- [TASK DESCRIPTION]: Print, word for word, every line from the beginning of the listing up to and including the line with "5.1e-11, 6.7e-11, 9.9e-11]". Pictures are to be excluded.

———

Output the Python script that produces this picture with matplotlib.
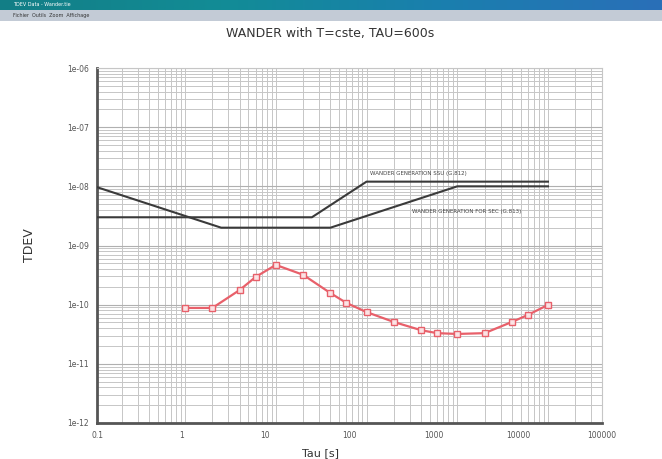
import numpy as np
import matplotlib
matplotlib.use("Agg")
import matplotlib.pyplot as plt
from matplotlib.ticker import LogLocator, FixedLocator, FixedFormatter, NullFormatter
from matplotlib.colors import LinearSegmentedColormap

# ---- data ----
tau_meas = [1, 2, 4, 6, 10, 20, 40, 60, 100, 200, 400, 600, 1000, 2000, 4000, 6000, 10000]
tdev_meas = [8.8e-11, 8.8e-11, 1.77e-10, 2.94e-10, 4.7e-10, 3.2e-10, 1.57e-10, 1.07e-10,
             7.5e-11, 5.1e-11, 3.7e-11, 3.3e-11, 3.2e-11, 3.3e-11, 5.1e-11, 6.7e-11, 9.9e-11]

mask_a_tau = [0.1, 2.5, 40, 1000, 10000]
mask_a_tdev = [1.0e-8, 2.0e-9, 2.0e-9, 1.0e-8, 1.0e-8]
mask_b_tau = [0.1, 25, 100, 10000]
mask_b_tdev = [3.0e-9, 3.0e-9, 1.2e-8, 1.2e-8]

label_a = "WANDER GENERATION SSU (G.812)"
label_b = "WANDER GENERATION FOR SEC (G.813)"

x_tick_labels = ["0.1", "1", "10", "100", "1000", "10000", "100000"]
y_ticks = [1e-12, 1e-11, 1e-10, 1e-9, 1e-8, 1e-7, 1e-6]
y_tick_labels = ["1e-12", "1e-11", "1e-10", "1e-09", "1e-08", "1e-07", "1e-06"]

title = "WANDER with T=cste, TAU=600s"

# ---- figure ----
W, H = 662, 459
fig = plt.figure(figsize=(W / 100, H / 100), dpi=100)
fig.patch.set_facecolor("white")

# window title bar and menu bar
grad = np.linspace(0, 1, 256).reshape(1, -1)
bar_ax = fig.add_axes([0, 1 - 10 / H, 1, 10 / H])
cmap = LinearSegmentedColormap.from_list("tb", ["#127e86", "#128c96", "#1a7fae", "#2a6fb8"])
bar_ax.imshow(grad, aspect="auto", cmap=cmap, extent=[0, 1, 0, 1])
bar_ax.set_axis_off()
bar_ax.text(0.02, 0.5, "TDEV Data - Wander.tie", color="white", fontsize=3.5,
            va="center", ha="left", transform=bar_ax.transAxes)
menu_ax = fig.add_axes([0, 1 - 21 / H, 1, 11 / H])
menu_ax.set_facecolor("#c3cbd6")
menu_ax.set_xticks([]); menu_ax.set_yticks([])
for s in menu_ax.spines.values():
    s.set_visible(False)
menu_ax.text(0.02, 0.5, "Fichier  Outils  Zoom  Affichage", color="#333333", fontsize=3.5,
             va="center", ha="left", transform=menu_ax.transAxes)

ax = fig.add_axes([97 / W, 1 - 423 / H, 505 / W, 355 / H])
ax.set_xscale("log")
ax.set_yscale("log")
xlo, xhi = 0.107, 3.94e4
ax.set_xlim(xlo, xhi)
ax.set_ylim(1e-12, 1e-6)

# grid (true log positions)
ax.xaxis.set_minor_locator(LogLocator(base=10, subs=np.arange(1, 10), numticks=50))
ax.yaxis.set_minor_locator(LogLocator(base=10, subs=np.arange(1, 10), numticks=50))
ax.xaxis.set_minor_formatter(NullFormatter())
ax.yaxis.set_minor_formatter(NullFormatter())
ax.grid(which="minor", color="#c6c6c6", lw=0.7)
ax.grid(which="major", axis="y", color="#b0b0b0", lw=0.8)
ax.grid(which="major", axis="x", visible=False)

# labels evenly spaced along the axis as in the software
xt = np.logspace(np.log10(xlo), np.log10(xhi), len(x_tick_labels))
ax.xaxis.set_major_locator(FixedLocator(xt))
ax.xaxis.set_major_formatter(FixedFormatter(x_tick_labels))
ax.yaxis.set_major_locator(FixedLocator(y_ticks))
ax.yaxis.set_major_formatter(FixedFormatter(y_tick_labels))
ax.tick_params(which="both", length=0, labelsize=5.5, labelcolor="#555555", pad=6)
ax.set_axisbelow(True)

for side in ["left", "bottom"]:
    ax.spines[side].set_color("#555555")
    ax.spines[side].set_linewidth(2)
for side in ["top", "right"]:
    ax.spines[side].set_color("#c6c6c6")
    ax.spines[side].set_linewidth(0.8)

ax.plot(mask_a_tau, mask_a_tdev, color="#3a3a3a", lw=1.5, zorder=3)
ax.plot(mask_b_tau, mask_b_tdev, color="#3a3a3a", lw=1.5, zorder=3)
ax.text(110, 1.5e-8, label_a, fontsize=4, color="#444444", ha="left", va="bottom")
ax.text(316, 3.7e-9, label_b, fontsize=4, color="#444444", ha="left", va="center")

ax.plot(tau_meas, tdev_meas, color="#e8606a", lw=1.6, marker="s", ms=4.5,
        mfc="#fbe3e5", mec="#e8606a", mew=1.0, zorder=4)

ax.set_xlabel("Tau [s]", fontsize=8, color="#333333")
ax.xaxis.set_label_coords((320 - 97) / 505, -0.07)
ax.set_ylabel("TDEV", fontsize=9, color="#333333")
ax.yaxis.set_label_coords(-0.12, 0.5)
fig.text(330 / W, 1 - 33 / H, title, fontsize=9, color="#333333", ha="center", va="center")

fig.savefig("out.png", dpi=100)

———

- [SOLUTION BELOW]:
Output the Python script that produces this picture with matplotlib.
import numpy as np
import matplotlib
matplotlib.use("Agg")
import matplotlib.pyplot as plt
from matplotlib.ticker import LogLocator, FixedLocator, FixedFormatter, NullFormatter
from matplotlib.colors import LinearSegmentedColormap

# ---- data ----
tau_meas = [1, 2, 4, 6, 10, 20, 40, 60, 100, 200, 400, 600, 1000, 2000, 4000, 6000, 10000]
tdev_meas = [8.8e-11, 8.8e-11, 1.77e-10, 2.94e-10, 4.7e-10, 3.2e-10, 1.57e-10, 1.07e-10,
             7.5e-11, 5.1e-11, 3.7e-11, 3.3e-11, 3.2e-11, 3.3e-11, 5.1e-11, 6.7e-11, 9.9e-11]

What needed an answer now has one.